• Available data:
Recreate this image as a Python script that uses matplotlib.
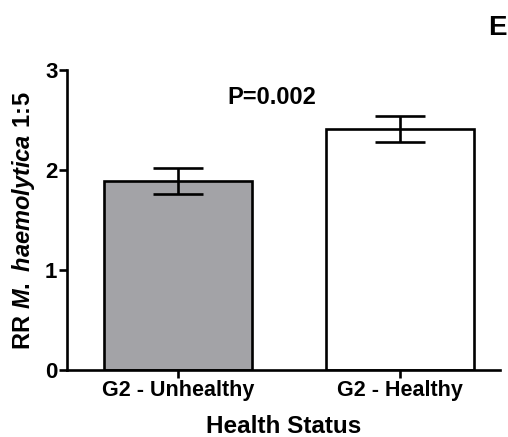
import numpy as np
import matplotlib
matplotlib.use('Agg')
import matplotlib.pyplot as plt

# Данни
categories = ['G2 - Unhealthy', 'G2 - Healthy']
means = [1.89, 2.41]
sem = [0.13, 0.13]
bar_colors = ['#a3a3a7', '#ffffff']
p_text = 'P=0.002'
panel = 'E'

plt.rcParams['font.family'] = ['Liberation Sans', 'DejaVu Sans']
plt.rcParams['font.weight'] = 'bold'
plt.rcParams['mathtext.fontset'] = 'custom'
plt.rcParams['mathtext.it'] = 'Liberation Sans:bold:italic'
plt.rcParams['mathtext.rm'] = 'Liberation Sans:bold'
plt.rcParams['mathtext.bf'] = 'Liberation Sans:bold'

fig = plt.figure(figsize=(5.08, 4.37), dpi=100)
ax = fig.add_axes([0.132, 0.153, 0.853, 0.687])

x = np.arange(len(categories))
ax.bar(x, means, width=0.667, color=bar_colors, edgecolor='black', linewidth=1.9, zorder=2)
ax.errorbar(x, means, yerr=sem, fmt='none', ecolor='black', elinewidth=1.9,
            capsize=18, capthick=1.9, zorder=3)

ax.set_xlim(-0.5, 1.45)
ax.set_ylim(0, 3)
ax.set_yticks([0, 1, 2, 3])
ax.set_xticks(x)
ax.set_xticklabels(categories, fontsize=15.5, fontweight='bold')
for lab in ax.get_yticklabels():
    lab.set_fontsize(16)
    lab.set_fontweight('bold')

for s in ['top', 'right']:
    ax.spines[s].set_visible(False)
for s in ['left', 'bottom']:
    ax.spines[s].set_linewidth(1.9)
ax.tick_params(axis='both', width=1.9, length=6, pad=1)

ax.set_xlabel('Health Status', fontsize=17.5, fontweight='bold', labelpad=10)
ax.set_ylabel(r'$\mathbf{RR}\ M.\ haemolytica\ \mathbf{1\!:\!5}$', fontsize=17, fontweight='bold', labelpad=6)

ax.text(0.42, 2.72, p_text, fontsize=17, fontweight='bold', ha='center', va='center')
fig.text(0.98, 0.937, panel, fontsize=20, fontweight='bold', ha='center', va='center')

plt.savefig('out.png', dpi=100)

• Exercise prompt:
Leave the pictures out and output the rest of the listing exactly.

• Written response:
Recreate this image as a Python script that uses matplotlib.
import numpy as np
import matplotlib
matplotlib.use('Agg')
import matplotlib.pyplot as plt

# Данни
categories = ['G2 - Unhealthy', 'G2 - Healthy']
means = [1.89, 2.41]
sem = [0.13, 0.13]
bar_colors = ['#a3a3a7', '#ffffff']
p_text = 'P=0.002'
panel = 'E'

plt.rcParams['font.family'] = ['Liberation Sans', 'DejaVu Sans']
plt.rcParams['font.weight'] = 'bold'
plt.rcParams['mathtext.fontset'] = 'custom'
plt.rcParams['mathtext.it'] = 'Liberation Sans:bold:italic'
plt.rcParams['mathtext.rm'] = 'Liberation Sans:bold'
plt.rcParams['mathtext.bf'] = 'Liberation Sans:bold'

fig = plt.figure(figsize=(5.08, 4.37), dpi=100)
ax = fig.add_axes([0.132, 0.153, 0.853, 0.687])

x = np.arange(len(categories))
ax.bar(x, means, width=0.667, color=bar_colors, edgecolor='black', linewidth=1.9, zorder=2)
ax.errorbar(x, means, yerr=sem, fmt='none', ecolor='black', elinewidth=1.9,
            capsize=18, capthick=1.9, zorder=3)

ax.set_xlim(-0.5, 1.45)
ax.set_ylim(0, 3)
ax.set_yticks([0, 1, 2, 3])
ax.set_xticks(x)
ax.set_xticklabels(categories, fontsize=15.5, fontweight='bold')
for lab in ax.get_yticklabels():
    lab.set_fontsize(16)
    lab.set_fontweight('bold')

for s in ['top', 'right']:
    ax.spines[s].set_visible(False)
for s in ['left', 'bottom']:
    ax.spines[s].set_linewidth(1.9)
ax.tick_params(axis='both', width=1.9, length=6, pad=1)

ax.set_xlabel('Health Status', fontsize=17.5, fontweight='bold', labelpad=10)
ax.set_ylabel(r'$\mathbf{RR}\ M.\ haemolytica\ \mathbf{1\!:\!5}$', fontsize=17, fontweight='bold', labelpad=6)

ax.text(0.42, 2.72, p_text, fontsize=17, fontweight='bold', ha='center', va='center')
fig.text(0.98, 0.937, panel, fontsize=20, fontweight='bold', ha='center', va='center')

plt.savefig('out.png', dpi=100)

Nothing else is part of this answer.